Fourth & Fifth Grade: February 1 - 5

Our “hybrid” classes worked quite well this week, thanks to the efforts of the admin team, Ki Molly, and Ki Kate.  I will say, however, that it was SO good to be back in the forest on Thursday and Friday.  

Some of you have not yet signed up for Parent Conferences next week.  Please do that as soon as you can.  I provided two slots for each conference so that each parent who will be attending can sign up.  The 1:00 time could be on campus if you’d prefer it, so if you signed up for one of those slots let me know and I’ll stay at school for the conference.

The approach I took with North America had a nice rhythm to it. Thanks to a wonderful book I found in our library, Turtle Island, and some additional research I did on my own, I was able to guide the students across the continent and show them where the very first humans settled.  We time travelled back from 13,000 to 2,000 years and visited the Haida Gwaii canoe builders, the Prairie buffalo hunters, the Pecos cliff dwellers, the Great Lakes people, the more advanced Mayan people, and the Mississippians, who were known for their mounds and towns.  The students had the opportunity to draw pictographs on rocks, much like the Pecos people did, and they all tasted pemmican, which almost everyone liked.  The response of the one who didn’t like it was, “My taste buds are ruined forever!”  

They have drawn some beautiful maps in their main lesson books.  Drawing multiple maps of the continent to apply biomes, topography and water systems, and where the first humans settled gave each of them confidence in their drawing/mapping abilities.

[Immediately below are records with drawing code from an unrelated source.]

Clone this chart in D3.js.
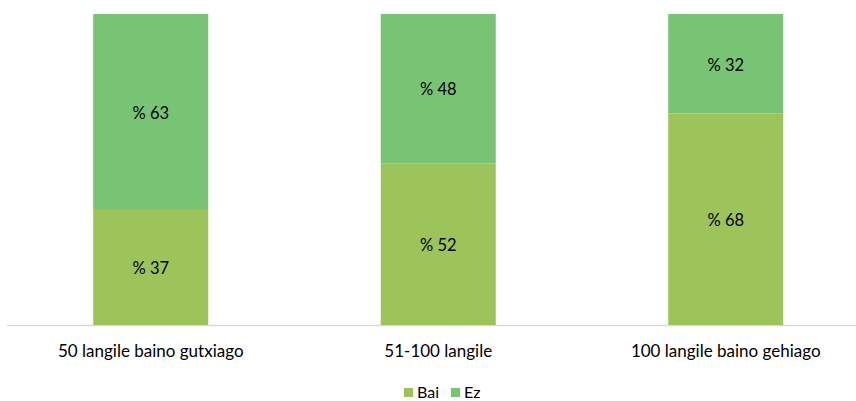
<!DOCTYPE html>
<html><head><meta charset="utf-8">
<script src="https://cdn.jsdelivr.net/npm/d3@7"></script>
<style>body{margin:0;background:#fff}svg{display:block;font-family:Lato,"Open Sans",sans-serif}</style>
</head><body><svg id="c" width="856" height="401"></svg>
<script>
const categories = ["50 langile baino gutxiago", "51-100 langile", "100 langile baino gehiago"];
const bai = [37, 52, 68];
const ez = [63, 48, 32];
const seriesNames = ["Bai", "Ez"];
const colors = ["#9cc45b", "#78c475"];

const svg = d3.select("#c");
const x = d3.scaleBand().domain(categories).range([7, 869.5]).paddingInner(0.6).paddingOuter(0.3);
const y = d3.scaleLinear().domain([0, 100]).range([325, 14]);

const rows = categories.map((c, i) => ({cat: c, Bai: bai[i], Ez: ez[i]}));
const stack = d3.stack().keys(seriesNames)(rows);

svg.append("line").attr("x1", 7).attr("x2", 856).attr("y1", 325.5).attr("y2", 325.5)
  .attr("stroke", "#d9d9d9").attr("stroke-width", 1.5);

stack.forEach((s, si) => {
  const g = svg.append("g");
  g.selectAll("rect").data(s).join("rect")
    .attr("x", d => x(d.data.cat)).attr("width", x.bandwidth())
    .attr("y", d => y(d[1])).attr("height", d => y(d[0]) - y(d[1]))
    .attr("fill", colors[si]);
  g.selectAll("text").data(s).join("text")
    .attr("x", d => x(d.data.cat) + x.bandwidth() / 2)
    .attr("y", d => (y(d[0]) + y(d[1])) / 2 + 1)
    .attr("dy", "0.35em").attr("text-anchor", "middle")
    .attr("font-size", 16.5).attr("fill", "#000")
    .text(d => "% " + (d[1] - d[0]));
});

const xAxis = svg.append("g").attr("transform", "translate(0,325)")
  .call(d3.axisBottom(x).tickSize(0).tickPadding(20));
xAxis.select(".domain").remove();
xAxis.selectAll("text").attr("font-size", 17).attr("fill", "#000").attr("font-family", "Lato,'Open Sans',sans-serif");

const legend = svg.append("g").attr("transform", "translate(404,392)");
const items = [{n: "Bai", x: 0}, {n: "Ez", x: 47}];
items.forEach((it, i) => {
  legend.append("rect").attr("x", it.x).attr("y", -4).attr("width", 9).attr("height", 9).attr("fill", colors[i]);
  legend.append("text").attr("x", it.x + 13).attr("y", 0).attr("dy", "0.35em")
    .attr("font-size", 16).attr("fill", "#000").text(it.n);
});
</script></body></html>
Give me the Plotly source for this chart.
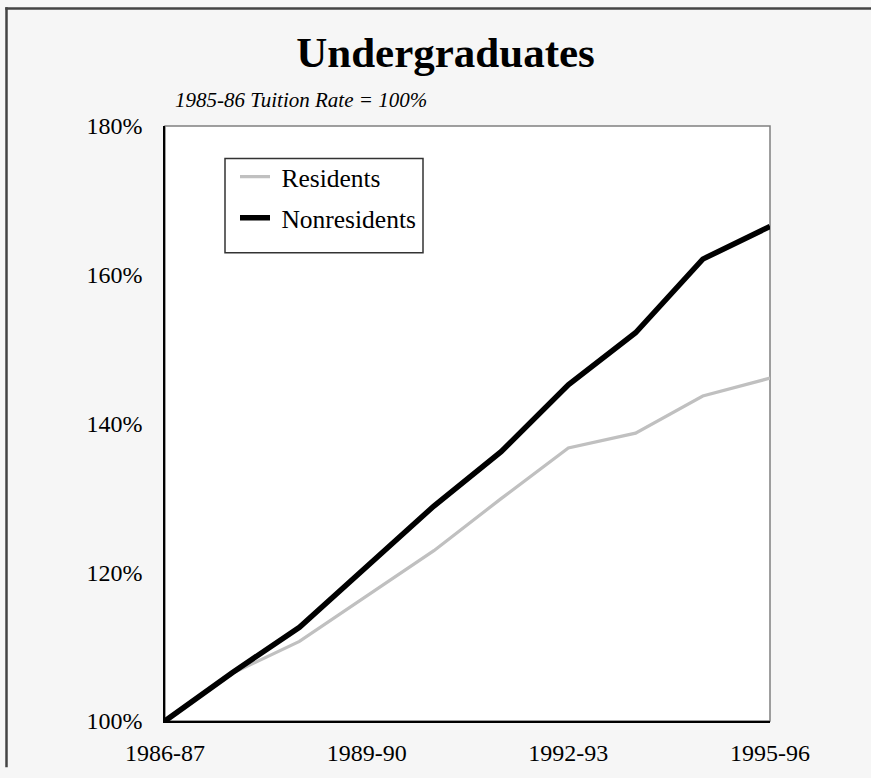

We have resumed “journaling” this semester, but are calling it Reflections.  They have a section in their Bullet Journals for their reflections.  Sometimes they choose to share what they have written.  I got permission to share from the two students who wrote the following.  The prompt  was:  Choose one of the groups of early settlers and pretend to be one of the tribe members.  Describe your day.

“I wake up.  The fire has gone out.  I am hungry.  I eat some meat and I go outside to catch new food.  I go with a hunting group.  We chase some buffalo to a cliff.  As we chase we throw rocks and they fall off the cliff.  Others [at the bottom of the cliff get them ready to eat.]

It is warm but breezy.  I start the fire.  [We sit around the fire and eat and tell stories.]”  (Some of the story got cut off when I took a picture of it.  Thus the brackets.  I remembered what they had read aloud.)

“It was early in the morning.  I had just waked up.  I had many chores to do, but that didn’t matter.  The first thing I did was to help mama.  It was Spring….. I love Spring more than anything.  I [planted] beans and corn and helped mama plant and sow seeds.  Now the day was over but I was ready for the next one.”

The rest of the class guessed where these two young ones were from, based on their activities.  I thought to myself as I heard them reading, “This is so much better than giving them a multiple choice test to see if they were absorbing what I said.”  

Because of the increasing content of the lessons, the students are beginning to take a few notes, which means I have had to show them the art of note taking - I didn’t mention doodling, which I do a lot of.  They are listening, they are absorbing, and they are holding these ideas in their hearts.  

None of them were pleased to hear the story of herding buffalo, so we talked briefly about their necessity to do this, and also the necessity to clear cut thousands of acres of land in the Mississippian forest in order to feed “the three sisters” to all of their people.  I emphasized that we now know the consequences of such actions, and we can try to protect the earth from this continuing to happen.

The predicted weather patterns for next week indicate that we can be on campus all week.  I will let you know if that changes.

Have a wonderful week.  I look forward to seeing you, either live or on the screen, Wednesday, Thursday or Friday.